Krish***, I think one of the major gaps (around why you couldn't transition shops/banking) was what the foreign minister implied -- that once you succeed your whole family/community comes and expects you to share your wealth or give them free products --, and the other is that when desis occupied the mercantile class there wasn't much opportunity for locals to get the training they needed to take it over (qualifier: in rural areas).

I don't think that the characterization provided by the Malawian is entirely accurate, but I do think there was a bit of a skills vacuum after the initial expulsion. As Akash mentions, there was also resentment that people don't invest locally and that they don't promote/train black Africans or treat them fairly. I heard both complaints fairly regularly when I was in Jinja (Uganda) -- that 1) Indians always send their money "back home" [to India], and 2) that they don't treat us as human. Exceptions were of course viewed that way -- as exceptions, that those people were "good Indians, more Ugandan than Indian" versus "bad Indians" who send their money oversees and treat you like a thief.


 88 · Preston on September 24, 2007 11:22 AM · Direct link · “Quote”(?)

The places where Indians are resented for their economic success (where they are market-dominant minorities) are the places where general economic opportunity is unavailable. Indians are not resented in Silicon Valley because lots of non-Indians (and other ethnic groups) have made plenty of money. Indians are less resented in Kenya now than they were a generation ago because today there is a strong entrepreneurial black middle class.

Every diaspora country is different, and every Indian diaspora group has a different, often complicated, relationship with the country.
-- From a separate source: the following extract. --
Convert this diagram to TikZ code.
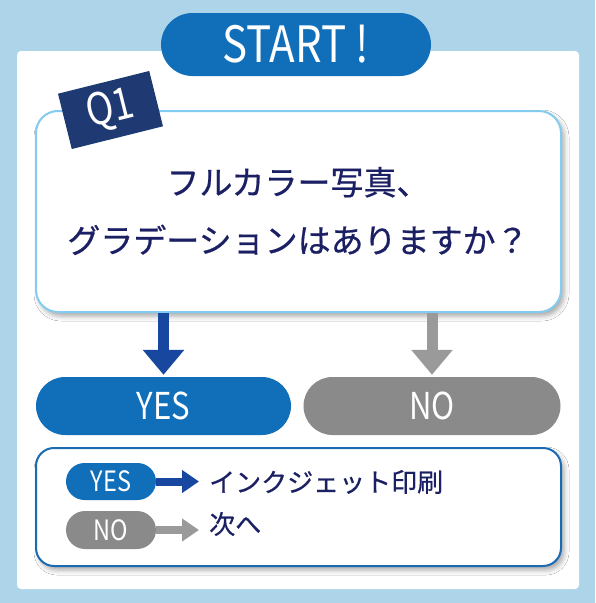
\documentclass[tikz,border=0pt]{standalone}
\usepackage{fontspec}
\setmainfont{Noto Sans CJK JP}
\newfontfamily\latinfont[FakeStretch=0.84]{Noto Sans CJK JP}
\newfontfamily\jpmed[FakeBold=0.6]{Noto Sans CJK JP}
\usetikzlibrary{arrows.meta,shadows.blur}
\definecolor{bgblue}{HTML}{AED4E9}
\definecolor{pillblue}{HTML}{116FBA}
\definecolor{arrowblue}{HTML}{17479E}
\definecolor{tagnavy}{HTML}{1F3A73}
\definecolor{textnavy}{HTML}{1B1F63}
\definecolor{qborder}{HTML}{84CBF0}
\definecolor{lborder}{HTML}{1B6BB3}
\definecolor{pillgray}{HTML}{8A8A8A}
\definecolor{arrowgray}{HTML}{9A9A9A}
\tikzset{
  fs/.style={font=\jpmed\fontsize{#1}{#1}\selectfont},
  lfs/.style={font=\latinfont\fontsize{#1}{#1}\selectfont},
  pill/.style={rectangle, inner sep=0pt, text=white, minimum height=#1, rounded corners=#1/2},
  boxshadow/.style={blur shadow={shadow xshift=3pt, shadow yshift=-4pt, shadow blur radius=5pt, shadow opacity=35}},
  bigarrow/.style={line width=11pt, -{Triangle[width=40pt,length=25pt]}, shorten >=2pt},
  smallarrow/.style={line width=8pt, -{Triangle[width=22pt,length=17pt]}, shorten >=10pt},
}
\begin{document}
\begin{tikzpicture}[x=1pt,y=-1pt]
\useasboundingbox (0,0) rectangle (595,603);
\fill[bgblue] (0,0) rectangle (595,603);
\node[fill=white, rounded corners=4pt, minimum width=562pt, minimum height=538pt, inner sep=0pt] (panel) at (298,320) {};
\node[pill=63pt, fill=pillblue, minimum width=270pt, lfs=50] (start) at (296,44.5) {START !};
\node[draw=qborder, line width=2pt, fill=white, rounded corners=22pt, minimum width=525pt, minimum height=201pt, inner sep=0pt, boxshadow] (q) at (298.5,211.5) {};
\node[fill=tagnavy, minimum width=94pt, minimum height=57pt, inner sep=0pt, rotate=14, text=white, lfs=44] (tag) at (110.5,110) {Q1};
\node[text=textnavy, align=center, inner sep=0pt, font=\jpmed\fontsize{33}{58}\selectfont] (qtext) at (298,211) {フルカラー写真、\\グラデーションはありますか？};
\node[pill=58pt, fill=pillblue, minimum width=255pt, lfs=37] (yes) at (163.5,406) {YES};
\node[pill=58pt, fill=pillgray, minimum width=257pt, lfs=37] (no) at (432,406) {NO};
\draw[bigarrow, arrowblue] (yes.north |- q.south) -- (yes.north);
\draw[bigarrow, arrowgray] (no.north |- q.south) -- (no.north);
\node[draw=lborder, line width=2pt, fill=white, rounded corners=18pt, minimum width=525pt, minimum height=118pt, inner sep=0pt, boxshadow] (legend) at (298.5,507) {};
\node[pill=37pt, fill=pillblue, minimum width=90pt, lfs=28] (lyes) at (111,481.5) {YES};
\node[pill=38pt, fill=pillgray, minimum width=90pt, lfs=28] (lno) at (111,530) {NO};
\node[anchor=west, inner sep=0pt, text=textnavy, fs=26] (lt1) at (209,482) {インクジェット印刷};
\node[anchor=west, inner sep=0pt, text=textnavy, fs=26] (lt2) at (209,524) {次へ};
\draw[smallarrow, arrowblue] (lyes.east) -- (lyes.east -| lt1.west);
\draw[smallarrow, arrowgray] (lno.east) -- (lno.east -| lt2.west);
\end{tikzpicture}
\end{document}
Racial politics and economic politics are not the same thing, even if the economic conflict takes on racial tones.

What has made Indians so successful in places where economic opportunity is limited is that Indian diaspora groups are really good about leveraging collective resources, exploiting family and community ties, sharing profits, and taking care of each other. It's like the law of compound interest. For many years, there is little to show, but after a decade, Indians can become quite wealthy, even in places with little wealth. And it's not just one fat cat, but the whole community. So the locals resent without understanding.

This is not all necessarily to the long-term good. Indians in East Africa were active early on in the political systems of the various countries, but over time (and for many reasons) have abandoned politics (there are few Indian MPs, mayors, etc.). South African Indians have been, and still are, very politically active--and they are not a market-dominant minority and are not as wealthy collectively as their counterparts elsewhere in Africa.
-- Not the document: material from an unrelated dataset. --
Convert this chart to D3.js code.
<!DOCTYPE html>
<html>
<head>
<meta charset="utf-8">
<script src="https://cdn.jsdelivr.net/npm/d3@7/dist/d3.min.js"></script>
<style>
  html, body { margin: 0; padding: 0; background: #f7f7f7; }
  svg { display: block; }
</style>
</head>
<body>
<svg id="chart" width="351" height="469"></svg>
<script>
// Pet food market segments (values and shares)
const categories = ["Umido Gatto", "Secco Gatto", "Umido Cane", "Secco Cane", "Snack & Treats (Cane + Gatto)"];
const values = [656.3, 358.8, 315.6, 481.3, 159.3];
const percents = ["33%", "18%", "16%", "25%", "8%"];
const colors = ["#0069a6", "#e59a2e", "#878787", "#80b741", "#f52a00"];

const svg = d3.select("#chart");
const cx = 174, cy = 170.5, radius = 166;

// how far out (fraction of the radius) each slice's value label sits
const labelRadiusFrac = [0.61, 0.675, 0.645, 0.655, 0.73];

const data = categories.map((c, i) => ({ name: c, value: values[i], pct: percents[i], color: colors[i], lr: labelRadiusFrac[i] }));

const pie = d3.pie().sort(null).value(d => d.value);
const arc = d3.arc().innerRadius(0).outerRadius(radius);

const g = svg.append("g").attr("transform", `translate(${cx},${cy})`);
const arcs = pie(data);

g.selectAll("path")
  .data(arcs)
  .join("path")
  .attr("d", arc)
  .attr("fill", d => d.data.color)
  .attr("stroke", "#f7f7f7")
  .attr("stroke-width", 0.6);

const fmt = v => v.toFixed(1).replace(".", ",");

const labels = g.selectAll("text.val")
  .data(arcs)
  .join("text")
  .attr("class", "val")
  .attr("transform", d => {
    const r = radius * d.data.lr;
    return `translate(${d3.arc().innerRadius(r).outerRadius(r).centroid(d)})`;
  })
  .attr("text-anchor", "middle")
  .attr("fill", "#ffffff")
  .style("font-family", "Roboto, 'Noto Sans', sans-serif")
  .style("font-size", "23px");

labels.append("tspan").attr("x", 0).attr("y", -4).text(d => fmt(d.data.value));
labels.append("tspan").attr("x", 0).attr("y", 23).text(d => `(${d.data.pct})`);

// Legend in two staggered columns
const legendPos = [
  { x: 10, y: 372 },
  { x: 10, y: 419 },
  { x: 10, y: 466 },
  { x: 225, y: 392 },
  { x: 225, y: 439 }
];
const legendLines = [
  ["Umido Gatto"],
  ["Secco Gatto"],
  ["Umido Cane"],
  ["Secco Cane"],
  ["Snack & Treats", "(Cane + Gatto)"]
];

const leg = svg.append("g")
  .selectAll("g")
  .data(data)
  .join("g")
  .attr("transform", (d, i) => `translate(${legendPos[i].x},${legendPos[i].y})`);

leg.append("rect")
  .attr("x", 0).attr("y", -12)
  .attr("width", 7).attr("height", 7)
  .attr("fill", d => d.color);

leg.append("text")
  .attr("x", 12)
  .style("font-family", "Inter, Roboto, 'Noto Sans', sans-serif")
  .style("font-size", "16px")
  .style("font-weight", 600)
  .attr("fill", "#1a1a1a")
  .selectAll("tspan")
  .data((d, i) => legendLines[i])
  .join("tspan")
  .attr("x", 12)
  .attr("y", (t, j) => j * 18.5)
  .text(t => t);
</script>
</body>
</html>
 89 · Krish**** on September 24, 2007 01:00 PM · Direct link · “Quote”(?)

If I were to list the 'crimes' that locals felt were comitted against them by Indians, the list could go on forever.

I'm sorry, but I have very little sympathy for that kind of sentiment. For one thing, the lists of 'crimes' are filled with half-truths and 'perceived' wrongs and some of the worst racial ideologies ever.

The recent unrest in Uganda was because an Indian conglomerate wanted to utilize protected forests for sugar cane farming. The rally which was called to protest the government concession started out masked as concern for the environment. But as the crowd grew larger, the xenophobic sentiment reared its ugly head and they rounded up and lynched an Indian man.

These Indian businessman are ruthless people. They use their power and position to foster uncompetitive and unsustainable practices--don't forget corruption. They show very little concern for the environment or people, for that matter. Like monied people everywhere, they don't care for anyone who doesn't have it... regardless of race.

Unfortunately, when there is a backlash, they are the one's who already have houses in other countries. The Indians left behind to deal with the mob violence are the unfortunate ones.

Regardless, the EMPTY ideologies which pop up to scapegoat Indians in these countries have to be pointed out.

Until they come up with evidence that Indians are getting bank officers to deny them loans to start businesses, I will have very little sympathy for them.